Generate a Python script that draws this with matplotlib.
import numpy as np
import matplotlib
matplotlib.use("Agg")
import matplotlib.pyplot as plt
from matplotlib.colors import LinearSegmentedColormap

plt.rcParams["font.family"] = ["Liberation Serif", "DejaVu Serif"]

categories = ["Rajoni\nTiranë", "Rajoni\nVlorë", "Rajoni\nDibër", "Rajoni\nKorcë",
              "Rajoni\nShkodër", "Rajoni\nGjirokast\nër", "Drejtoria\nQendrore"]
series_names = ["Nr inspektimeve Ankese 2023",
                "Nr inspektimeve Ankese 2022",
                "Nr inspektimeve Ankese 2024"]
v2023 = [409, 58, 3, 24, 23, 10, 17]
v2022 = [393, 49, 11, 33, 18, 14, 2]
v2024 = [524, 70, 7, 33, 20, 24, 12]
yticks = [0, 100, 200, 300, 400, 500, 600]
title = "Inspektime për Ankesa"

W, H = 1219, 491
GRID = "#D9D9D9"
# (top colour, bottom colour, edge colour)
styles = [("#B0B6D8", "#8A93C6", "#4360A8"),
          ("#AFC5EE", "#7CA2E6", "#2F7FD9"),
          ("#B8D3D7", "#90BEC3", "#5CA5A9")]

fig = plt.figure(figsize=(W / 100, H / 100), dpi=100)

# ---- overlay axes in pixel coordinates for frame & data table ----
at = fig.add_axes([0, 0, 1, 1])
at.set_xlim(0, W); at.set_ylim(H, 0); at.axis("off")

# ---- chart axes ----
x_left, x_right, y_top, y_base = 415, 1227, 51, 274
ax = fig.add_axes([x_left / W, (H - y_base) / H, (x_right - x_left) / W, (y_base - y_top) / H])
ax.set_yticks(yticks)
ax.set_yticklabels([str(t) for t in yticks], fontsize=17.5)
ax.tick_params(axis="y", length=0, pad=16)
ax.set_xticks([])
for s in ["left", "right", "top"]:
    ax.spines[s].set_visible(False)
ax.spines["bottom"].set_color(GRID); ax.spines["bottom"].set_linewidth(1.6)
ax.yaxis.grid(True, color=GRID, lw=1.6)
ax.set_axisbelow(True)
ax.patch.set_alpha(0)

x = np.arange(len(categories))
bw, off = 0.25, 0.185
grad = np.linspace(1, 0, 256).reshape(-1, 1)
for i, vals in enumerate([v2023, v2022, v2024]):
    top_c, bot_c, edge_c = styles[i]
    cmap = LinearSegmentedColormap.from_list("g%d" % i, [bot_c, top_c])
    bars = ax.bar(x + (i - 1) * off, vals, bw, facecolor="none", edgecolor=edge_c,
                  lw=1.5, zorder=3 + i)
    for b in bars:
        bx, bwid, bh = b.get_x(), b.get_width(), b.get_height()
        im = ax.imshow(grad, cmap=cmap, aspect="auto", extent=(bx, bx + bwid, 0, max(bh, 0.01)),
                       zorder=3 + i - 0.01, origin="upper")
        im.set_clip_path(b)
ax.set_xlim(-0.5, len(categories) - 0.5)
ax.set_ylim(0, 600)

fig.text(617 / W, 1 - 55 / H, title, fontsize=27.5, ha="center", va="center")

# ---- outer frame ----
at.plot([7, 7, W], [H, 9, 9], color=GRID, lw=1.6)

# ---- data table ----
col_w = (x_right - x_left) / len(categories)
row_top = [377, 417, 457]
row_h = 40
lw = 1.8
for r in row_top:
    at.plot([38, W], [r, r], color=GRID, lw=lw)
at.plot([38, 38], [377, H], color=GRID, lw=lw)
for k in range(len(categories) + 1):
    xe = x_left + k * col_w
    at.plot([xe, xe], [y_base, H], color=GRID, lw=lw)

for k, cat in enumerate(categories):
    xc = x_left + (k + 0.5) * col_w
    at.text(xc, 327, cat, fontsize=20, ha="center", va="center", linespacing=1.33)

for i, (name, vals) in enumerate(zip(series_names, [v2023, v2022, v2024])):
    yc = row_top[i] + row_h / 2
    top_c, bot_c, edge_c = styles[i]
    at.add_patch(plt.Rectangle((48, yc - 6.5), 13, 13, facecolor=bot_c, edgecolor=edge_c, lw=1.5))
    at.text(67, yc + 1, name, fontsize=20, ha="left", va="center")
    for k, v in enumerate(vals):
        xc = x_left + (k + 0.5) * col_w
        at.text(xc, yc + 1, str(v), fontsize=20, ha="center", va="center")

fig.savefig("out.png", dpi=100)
-- -- --
What are the exact lines from the beginning of the material through the line containing "ax.patch.set_alpha(0)"? Write out those lines alone.

## Response to this exercise
Generate a Python script that draws this with matplotlib.
import numpy as np
import matplotlib
matplotlib.use("Agg")
import matplotlib.pyplot as plt
from matplotlib.colors import LinearSegmentedColormap

plt.rcParams["font.family"] = ["Liberation Serif", "DejaVu Serif"]

categories = ["Rajoni\nTiranë", "Rajoni\nVlorë", "Rajoni\nDibër", "Rajoni\nKorcë",
              "Rajoni\nShkodër", "Rajoni\nGjirokast\nër", "Drejtoria\nQendrore"]
series_names = ["Nr inspektimeve Ankese 2023",
                "Nr inspektimeve Ankese 2022",
                "Nr inspektimeve Ankese 2024"]
v2023 = [409, 58, 3, 24, 23, 10, 17]
v2022 = [393, 49, 11, 33, 18, 14, 2]
v2024 = [524, 70, 7, 33, 20, 24, 12]
yticks = [0, 100, 200, 300, 400, 500, 600]
title = "Inspektime për Ankesa"

W, H = 1219, 491
GRID = "#D9D9D9"
# (top colour, bottom colour, edge colour)
styles = [("#B0B6D8", "#8A93C6", "#4360A8"),
          ("#AFC5EE", "#7CA2E6", "#2F7FD9"),
          ("#B8D3D7", "#90BEC3", "#5CA5A9")]

fig = plt.figure(figsize=(W / 100, H / 100), dpi=100)

# ---- overlay axes in pixel coordinates for frame & data table ----
at = fig.add_axes([0, 0, 1, 1])
at.set_xlim(0, W); at.set_ylim(H, 0); at.axis("off")

# ---- chart axes ----
x_left, x_right, y_top, y_base = 415, 1227, 51, 274
ax = fig.add_axes([x_left / W, (H - y_base) / H, (x_right - x_left) / W, (y_base - y_top) / H])
ax.set_yticks(yticks)
ax.set_yticklabels([str(t) for t in yticks], fontsize=17.5)
ax.tick_params(axis="y", length=0, pad=16)
ax.set_xticks([])
for s in ["left", "right", "top"]:
    ax.spines[s].set_visible(False)
ax.spines["bottom"].set_color(GRID); ax.spines["bottom"].set_linewidth(1.6)
ax.yaxis.grid(True, color=GRID, lw=1.6)
ax.set_axisbelow(True)
ax.patch.set_alpha(0)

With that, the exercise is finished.